Em suma, é assim que vemos o abismo que estamos ainda a cavar. Esse buraco imenso e poroso estende-se para todos os lados e não vemos quase ninguém preocupado em tapá-lo. Mas temos feito certas conquistas de duas décadas para cá e cremos ser necessário que as defendamos com afinco nesses tempos turbulentos que correm: a proibição dos showmícios, a urna eletrônica e biométrica, a relativa autonomia investigativa da Polícia Federal e a extinção do financiamento privado de campanha eleitoral. Esses quatro itens tornaram mais difícil a manipulação e o casuísmo que fertilizam todo tipo de corrupção.

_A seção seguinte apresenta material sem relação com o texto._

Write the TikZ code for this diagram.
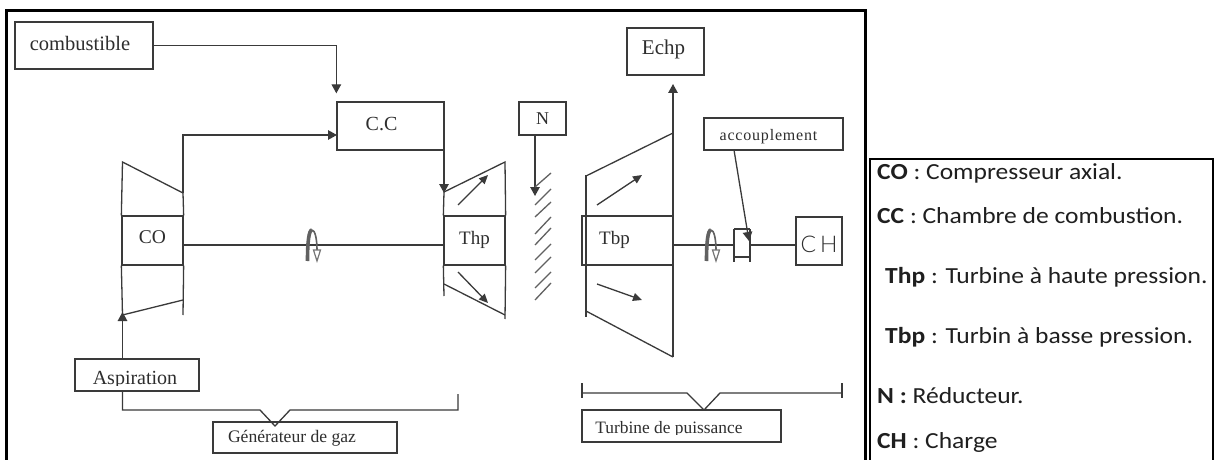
\documentclass[tikz,border=0pt]{standalone}
\usepackage{fontspec}
\setmainfont{Liberation Serif}
\newfontfamily\legfont{Carlito}
\newfontfamily\chfont{Lato Light}
\usetikzlibrary{arrows.meta}
\definecolor{ink}{HTML}{3A3A3A}
\definecolor{txt}{HTML}{2E2E2E}
\newcommand{\legtext}[1]{\scalebox{1.11}[1]{#1}}
\tikzset{
  x=1pt,y=-1pt,
  ln/.style={draw=ink,line width=1.3pt},
  bx/.style={draw=ink,line width=1.3pt,fill=white,inner sep=0pt,text=txt},
  tx/.style={text=txt,inner sep=0pt},
  arr/.style={ln,-{Triangle[length=9pt,width=9.5pt]}},
  sarr/.style={ln,-{Triangle[length=9pt,width=8pt]}},
  hatch/.style={draw=ink!80,line width=1.3pt},
  frame/.style={draw=black,line width=3pt},
  leg/.style={anchor=base west,inner sep=0pt,text=black!88,font=\legfont\fontsize{23}{25}\selectfont},
  curl/.pic={
    \draw[draw=ink!80,line width=3.6pt] (-3.5,16) .. controls (-3.5,-4) and (-2,-15) .. (1,-15);
    \draw[draw=ink!80,line width=1.6pt] (1,-15) .. controls (4,-15) and (6,-6) .. (6,5);
    \draw[draw=ink!70,line width=1.2pt,fill=white] (2.5,5) -- (9.5,5) -- (6,16) -- cycle;
  },
}
\begin{document}
\begin{tikzpicture}
\useasboundingbox (0,0) rectangle (1216,460);
\fill[white] (0,0) rectangle (1216,460);
% frames
\draw[frame] (6,460) -- (6,11) -- (865,11) -- (865,460);
\draw[draw=black,line width=2.4pt] (870,460) -- (870,159) -- (1213,159) -- (1213,460);
% legend
\node[leg] (l1) at (877,179) {\legtext{\textbf{CO} : Compresseur axial.}};
\node[leg] (l2) at (877,223) {\legtext{\textbf{CC} : Chambre de combustion.}};
\node[leg] (l3) at (885,283) {\legtext{\textbf{Thp} : Turbine à haute pression.}};
\node[leg] (l4) at (885,343) {\legtext{\textbf{Tbp} : Turbin à basse pression.}};
\node[leg] (l5) at (877,403) {\legtext{\textbf{N :} Réducteur.}};
\node[leg] (l6) at (877,448) {\legtext{\textbf{CH} : Charge}};
% stage boxes
\node[bx,minimum width=61pt,minimum height=49pt,label={[tx,font=\fontsize{19.5}{22}\selectfont,yshift=3pt]center:CO}] (co) at (152.5,240.5) {};
\node[bx,minimum width=61pt,minimum height=49pt,label={[tx,font=\fontsize{19}{22}\selectfont,xshift=0pt,yshift=1pt]center:Thp}] (thp) at (474.5,240.5) {};
\node[bx,minimum width=91pt,minimum height=49pt,label={[tx,font=\fontsize{19}{22}\selectfont,xshift=-13pt,yshift=1pt]center:Tbp}] (tbp) at (627.5,240.5) {};
% other boxes
\node[bx,minimum width=138pt,minimum height=47pt,label={[tx,font=\fontsize{20.5}{22}\selectfont,xshift=-4pt,yshift=2pt]center:combustible}] (cb) at (84,45.5) {};
\node[bx,minimum width=107pt,minimum height=48pt,label={[tx,font=\fontsize{20}{22}\selectfont,xshift=-9pt,yshift=2pt]center:C.C}] (cc) at (390.5,126) {};
\node[bx,minimum width=47pt,minimum height=33pt,label={[tx,font=\fontsize{18}{22}\selectfont]center:N}] (n) at (542.5,118.5) {};
\node[bx,minimum width=77pt,minimum height=47pt,label={[tx,font=\fontsize{21}{22}\selectfont,xshift=-2pt,yshift=2pt]center:Echp}] (echp) at (665.5,51.5) {};
\node[bx,minimum width=139pt,minimum height=32pt,label={[tx,font=\addfontfeature{LetterSpace=5}\fontsize{16}{18}\selectfont,xshift=-5pt,yshift=-3pt]center:accouplement}] (acc) at (773.5,134) {};
\node[bx,minimum width=46pt,minimum height=48pt,label={[tx,font=\chfont\fontsize{23}{26}\selectfont,yshift=-3pt]center:C\,H}] (ch) at (819,241) {};
\node[bx,minimum width=124pt,minimum height=32pt] (asp) at (137,375) {};
\node[bx,minimum width=184pt,minimum height=31pt,label={[tx,font=\fontsize{17.6}{20}\selectfont,xshift=-13pt,yshift=-1pt]center:Générateur de gaz}] (gen) at (305,437.5) {};
\node[bx,minimum width=199pt,minimum height=32pt] (tur) at (681.5,426) {};
% clipped captions
\begin{scope}
  \clip (76,360) rectangle (198,385);
  \node[tx,font=\fontsize{20}{22}\selectfont,anchor=base] (asptxt) at (135,384) {Aspiration};
\end{scope}
\begin{scope}
  \clip (583,411) rectangle (780,434);
  \node[tx,font=\fontsize{17.4}{20}\selectfont,anchor=base] (turtxt) at (669,433) {Turbine de puissance};
\end{scope}
% points
\coordinate (ccin) at (337,135);
\coordinate (ccout) at (444,150);
\coordinate (cotl) at (122.5,162);
\coordinate (cotr) at (183,193);
\coordinate (cobl) at (122.5,315);
\coordinate (cobr) at (183,300);
\coordinate (tin) at (444,192);
% compressor
\draw[ln] (co.north west) -- (cotl) -- (cotr) -- (co.north east);
\draw[ln] (co.south east) -- (183,315);
\draw[ln] (cobl) -- (cobr);
\draw[ln] (co.south west) -- (cobl);
\draw[arr] (asp.north -| cobl) -- (122.5,312);
\draw[arr] (cb.east) -| ([yshift=8pt]cc.north west);
\draw[arr] (cotr) |- (ccin);
\draw[arr] (ccout) -- ([yshift=-1pt]tin);
% shaft
\draw[ln] ([yshift=-4.5pt]co.east) -- ([yshift=-4.5pt]thp.west);
\draw[ln] ([yshift=-4.5pt]tbp.east) -- (734,245);
\draw[ln] (750,245) -- ([yshift=-4pt]ch.west);
\pic at (311,245) {curl};
\pic at (710,245) {curl};
% Thp blades
\draw[ln] (tin) -- (505,162) -- (thp.north east);
\draw[ln] (thp.north west) -- (tin);
\draw[ln] (thp.south west) -- (444,296);
\draw[ln] (444,284) -- (505,315);
\draw[ln] (thp.south east) -- (505,319);
\draw[sarr] (458,205) -- (488,175);
\draw[sarr] (458,272) -- (488,303);
% reducer
\draw[arr] ([xshift=-7.5pt]n.south) -- (535,196);
\foreach \a/\b in {187/173,205/189,217/202,234/217,245/228,260/244,273/257,288/272,300/283}
  \draw[hatch] (535,\a) -- (551,\b);
% Tbp blades
\draw[ln] (586,216) -- (586,175);
\draw[ln] (586,176) -- (673,133);
\draw[ln] (586,265) -- (586,317);
\draw[ln] (586,311) -- (673,357);
\draw[ln] (673,265) -- (673,357);
\draw[arr] (673,216) -- (673,84);
\draw[ln] (586,216) -- (586,265);
\draw[sarr] (597,205) -- (642,175);
\draw[sarr] (597,284) -- (642,300);
% coupling
\draw[ln] (734,229) -- (750,229);
\draw[ln] (734,229) -- (734,262);
\draw[ln] (750,229) -- (750,262);
\draw[ln] (734,257) -- (750,257);
\draw[arr] (734,150) -- (749,241);
% brackets
\draw[ln] (122.5,391) -- (122.5,410) -- (260,410) -- (275,426) -- (290,410) -- (458,410) -- (458,394);
\draw[ln] (582,383) -- (582,398);
\draw[ln] (842,383) -- (842,398);
\draw[ln] (582,393) -- (687,393) -- (704,410) -- (720,393) -- (842,393);
\end{tikzpicture}
\end{document}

Precisamos estar atentos, pois políticos profissionais, mídia e juízes tentarão neutralizá-los, a fim de retomarem a facilidade e a impunidade, ainda vigentes, e tentarem impedir que cheguemos ao ponto ideal: que um dia corrupção seja caso de polícia antes que bandeirinha política, ou seja, que a política venha a ser campo de debate de opiniões mais do que guerra de patrulhas ideológicas que disfarçam interesses escusos de todos os lados. Esperamos conquistar o tempo em que imaginar que corrupção é em si coisa de um partido e não de outros seja tão bobo quanto desconverter-se do Catolicismo só porque existem padres pedófilos.